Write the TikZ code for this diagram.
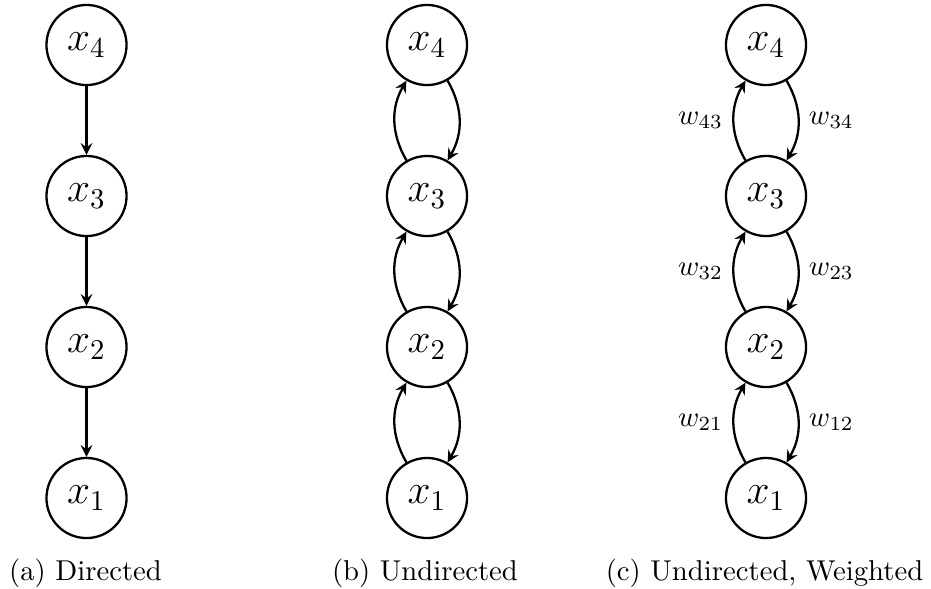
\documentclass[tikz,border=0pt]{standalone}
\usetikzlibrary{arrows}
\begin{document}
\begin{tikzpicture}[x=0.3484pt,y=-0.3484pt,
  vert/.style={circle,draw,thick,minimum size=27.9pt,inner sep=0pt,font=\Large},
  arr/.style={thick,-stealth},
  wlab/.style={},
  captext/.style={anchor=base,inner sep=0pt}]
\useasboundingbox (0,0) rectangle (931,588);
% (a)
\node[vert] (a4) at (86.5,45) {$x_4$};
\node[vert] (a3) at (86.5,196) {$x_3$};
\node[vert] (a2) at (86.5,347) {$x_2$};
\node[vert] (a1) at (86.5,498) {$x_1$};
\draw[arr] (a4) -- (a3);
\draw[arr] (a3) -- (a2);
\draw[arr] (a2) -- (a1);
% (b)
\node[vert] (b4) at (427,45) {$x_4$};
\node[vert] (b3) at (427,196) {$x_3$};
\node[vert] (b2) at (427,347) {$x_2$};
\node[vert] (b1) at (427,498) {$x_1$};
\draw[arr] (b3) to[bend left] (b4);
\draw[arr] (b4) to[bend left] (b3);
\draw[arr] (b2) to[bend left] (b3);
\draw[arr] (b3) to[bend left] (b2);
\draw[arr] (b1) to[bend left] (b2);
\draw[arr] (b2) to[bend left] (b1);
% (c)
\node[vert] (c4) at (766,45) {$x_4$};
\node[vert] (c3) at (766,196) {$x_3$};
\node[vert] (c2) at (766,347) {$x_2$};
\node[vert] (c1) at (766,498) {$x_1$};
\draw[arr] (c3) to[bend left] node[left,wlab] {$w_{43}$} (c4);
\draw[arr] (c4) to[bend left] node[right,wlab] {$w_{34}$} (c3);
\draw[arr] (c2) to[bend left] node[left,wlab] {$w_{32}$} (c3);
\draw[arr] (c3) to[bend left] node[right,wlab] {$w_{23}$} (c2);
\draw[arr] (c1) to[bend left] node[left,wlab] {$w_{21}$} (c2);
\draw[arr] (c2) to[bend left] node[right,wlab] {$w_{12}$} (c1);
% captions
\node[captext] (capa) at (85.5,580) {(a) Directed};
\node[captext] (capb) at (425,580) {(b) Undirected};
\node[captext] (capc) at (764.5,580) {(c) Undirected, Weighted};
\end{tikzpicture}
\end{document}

============================================================

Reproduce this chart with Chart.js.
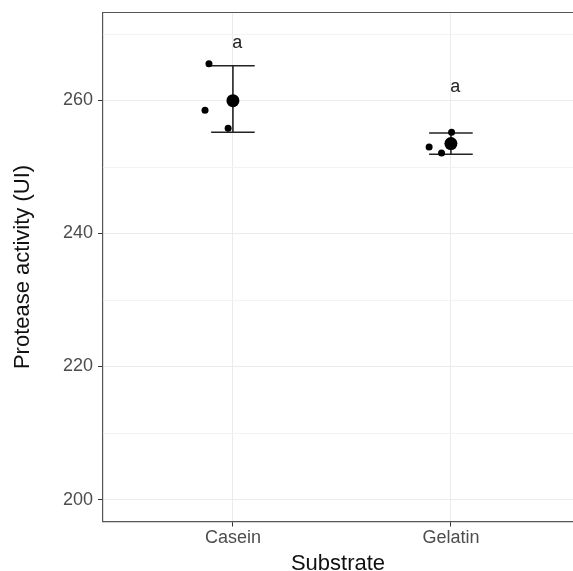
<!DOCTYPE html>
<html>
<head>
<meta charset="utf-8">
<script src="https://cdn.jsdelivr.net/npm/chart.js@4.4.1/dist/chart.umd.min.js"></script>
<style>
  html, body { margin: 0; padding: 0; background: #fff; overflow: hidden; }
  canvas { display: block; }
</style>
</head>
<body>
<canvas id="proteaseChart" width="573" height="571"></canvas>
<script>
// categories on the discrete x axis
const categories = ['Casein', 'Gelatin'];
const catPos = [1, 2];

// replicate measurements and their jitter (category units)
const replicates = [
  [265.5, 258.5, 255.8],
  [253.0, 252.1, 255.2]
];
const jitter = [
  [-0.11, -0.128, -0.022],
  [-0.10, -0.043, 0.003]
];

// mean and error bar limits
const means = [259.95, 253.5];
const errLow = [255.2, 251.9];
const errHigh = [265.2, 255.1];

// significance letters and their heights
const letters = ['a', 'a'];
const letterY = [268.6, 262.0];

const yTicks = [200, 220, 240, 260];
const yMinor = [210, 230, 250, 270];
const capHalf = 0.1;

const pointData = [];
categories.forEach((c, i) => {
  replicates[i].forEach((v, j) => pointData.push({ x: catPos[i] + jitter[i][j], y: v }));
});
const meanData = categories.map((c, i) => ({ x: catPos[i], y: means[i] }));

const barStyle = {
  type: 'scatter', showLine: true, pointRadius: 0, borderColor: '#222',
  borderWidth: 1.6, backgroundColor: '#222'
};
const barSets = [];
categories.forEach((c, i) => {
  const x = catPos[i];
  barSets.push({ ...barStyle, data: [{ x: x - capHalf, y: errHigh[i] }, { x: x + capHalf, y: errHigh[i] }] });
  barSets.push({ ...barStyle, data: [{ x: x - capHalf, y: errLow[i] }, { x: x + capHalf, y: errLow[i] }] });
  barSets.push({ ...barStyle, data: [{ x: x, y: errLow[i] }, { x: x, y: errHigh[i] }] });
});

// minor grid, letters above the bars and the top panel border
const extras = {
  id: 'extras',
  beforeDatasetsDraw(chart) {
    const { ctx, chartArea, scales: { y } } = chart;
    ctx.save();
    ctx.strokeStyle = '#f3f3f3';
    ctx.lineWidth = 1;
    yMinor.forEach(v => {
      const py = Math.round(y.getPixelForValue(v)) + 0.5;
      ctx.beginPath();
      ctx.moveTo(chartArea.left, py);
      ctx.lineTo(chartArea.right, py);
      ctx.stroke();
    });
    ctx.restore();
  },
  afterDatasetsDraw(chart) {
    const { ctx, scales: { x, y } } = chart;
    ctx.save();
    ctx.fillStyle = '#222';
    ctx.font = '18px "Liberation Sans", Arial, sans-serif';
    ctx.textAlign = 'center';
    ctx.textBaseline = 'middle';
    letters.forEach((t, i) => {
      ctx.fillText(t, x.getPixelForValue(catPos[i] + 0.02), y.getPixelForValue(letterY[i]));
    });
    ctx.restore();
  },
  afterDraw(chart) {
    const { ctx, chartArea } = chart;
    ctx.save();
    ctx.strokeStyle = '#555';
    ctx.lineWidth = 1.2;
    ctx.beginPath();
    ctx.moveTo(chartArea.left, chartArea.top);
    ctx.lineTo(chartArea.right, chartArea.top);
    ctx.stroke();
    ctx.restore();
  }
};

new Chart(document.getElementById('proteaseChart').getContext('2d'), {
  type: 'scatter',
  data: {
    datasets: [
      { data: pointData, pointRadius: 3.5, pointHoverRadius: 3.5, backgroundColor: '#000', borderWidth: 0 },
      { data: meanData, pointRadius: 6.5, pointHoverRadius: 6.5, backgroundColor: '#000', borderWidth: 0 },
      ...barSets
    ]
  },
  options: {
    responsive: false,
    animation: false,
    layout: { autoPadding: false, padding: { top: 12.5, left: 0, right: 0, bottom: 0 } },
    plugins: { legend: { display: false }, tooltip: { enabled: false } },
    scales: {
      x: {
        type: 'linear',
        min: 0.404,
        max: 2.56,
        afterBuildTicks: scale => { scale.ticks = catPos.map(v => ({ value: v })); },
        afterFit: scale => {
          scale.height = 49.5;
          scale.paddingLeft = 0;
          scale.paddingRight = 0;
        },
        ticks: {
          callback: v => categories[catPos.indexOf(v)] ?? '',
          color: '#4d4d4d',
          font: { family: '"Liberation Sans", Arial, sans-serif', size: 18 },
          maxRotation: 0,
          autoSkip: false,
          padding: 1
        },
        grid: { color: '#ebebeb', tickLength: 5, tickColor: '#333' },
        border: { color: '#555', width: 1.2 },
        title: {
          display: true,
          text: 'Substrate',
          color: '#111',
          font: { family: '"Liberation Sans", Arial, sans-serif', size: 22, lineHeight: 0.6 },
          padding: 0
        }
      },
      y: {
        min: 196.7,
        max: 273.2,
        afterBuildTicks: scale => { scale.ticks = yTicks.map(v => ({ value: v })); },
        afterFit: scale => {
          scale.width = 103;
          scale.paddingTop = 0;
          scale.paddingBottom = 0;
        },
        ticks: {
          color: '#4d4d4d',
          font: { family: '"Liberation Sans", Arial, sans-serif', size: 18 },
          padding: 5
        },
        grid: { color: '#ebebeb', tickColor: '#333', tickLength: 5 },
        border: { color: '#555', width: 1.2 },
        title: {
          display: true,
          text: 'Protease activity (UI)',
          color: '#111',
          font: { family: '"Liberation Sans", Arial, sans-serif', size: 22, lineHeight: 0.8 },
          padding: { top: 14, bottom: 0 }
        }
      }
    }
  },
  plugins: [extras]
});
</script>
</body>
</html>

============================================================

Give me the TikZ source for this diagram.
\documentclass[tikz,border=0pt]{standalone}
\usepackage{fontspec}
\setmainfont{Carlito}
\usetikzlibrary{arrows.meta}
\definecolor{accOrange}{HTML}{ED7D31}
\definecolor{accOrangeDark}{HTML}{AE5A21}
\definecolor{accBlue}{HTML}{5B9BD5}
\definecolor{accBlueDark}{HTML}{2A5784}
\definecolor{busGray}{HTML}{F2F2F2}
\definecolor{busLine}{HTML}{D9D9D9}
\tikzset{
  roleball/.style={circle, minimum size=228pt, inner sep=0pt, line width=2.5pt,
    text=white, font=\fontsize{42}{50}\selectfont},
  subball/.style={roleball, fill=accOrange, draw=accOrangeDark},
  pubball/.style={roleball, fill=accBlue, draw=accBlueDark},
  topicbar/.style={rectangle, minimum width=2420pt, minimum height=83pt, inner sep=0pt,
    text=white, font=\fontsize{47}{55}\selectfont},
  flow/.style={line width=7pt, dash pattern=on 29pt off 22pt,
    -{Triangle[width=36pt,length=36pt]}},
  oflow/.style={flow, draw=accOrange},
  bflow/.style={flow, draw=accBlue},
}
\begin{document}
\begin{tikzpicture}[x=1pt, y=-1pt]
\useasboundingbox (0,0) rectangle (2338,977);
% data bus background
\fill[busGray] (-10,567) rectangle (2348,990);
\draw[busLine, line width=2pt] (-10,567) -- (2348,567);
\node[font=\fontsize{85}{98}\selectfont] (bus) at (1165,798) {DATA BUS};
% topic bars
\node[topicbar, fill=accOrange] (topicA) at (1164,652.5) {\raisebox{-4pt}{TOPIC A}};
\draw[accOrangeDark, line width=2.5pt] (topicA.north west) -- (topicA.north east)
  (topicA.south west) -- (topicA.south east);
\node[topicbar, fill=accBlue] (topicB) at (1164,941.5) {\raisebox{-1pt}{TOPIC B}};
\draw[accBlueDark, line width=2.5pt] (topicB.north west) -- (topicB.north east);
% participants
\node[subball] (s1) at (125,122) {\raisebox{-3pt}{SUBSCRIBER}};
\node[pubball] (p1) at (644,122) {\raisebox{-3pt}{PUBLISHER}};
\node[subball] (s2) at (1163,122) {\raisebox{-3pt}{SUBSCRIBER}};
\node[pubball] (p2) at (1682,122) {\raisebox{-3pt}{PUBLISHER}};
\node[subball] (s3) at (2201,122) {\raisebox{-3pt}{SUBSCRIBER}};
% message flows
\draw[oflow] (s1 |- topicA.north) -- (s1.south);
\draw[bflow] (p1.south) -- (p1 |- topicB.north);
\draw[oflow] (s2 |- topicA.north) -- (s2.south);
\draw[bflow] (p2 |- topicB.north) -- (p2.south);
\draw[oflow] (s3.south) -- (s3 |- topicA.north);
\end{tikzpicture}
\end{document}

============================================================

### What is being asked
Pick out the lines above that hold the string "this" and show them.

### Written answer
Write the TikZ code for this diagram.
Reproduce this chart with Chart.js.
Give me the TikZ source for this diagram.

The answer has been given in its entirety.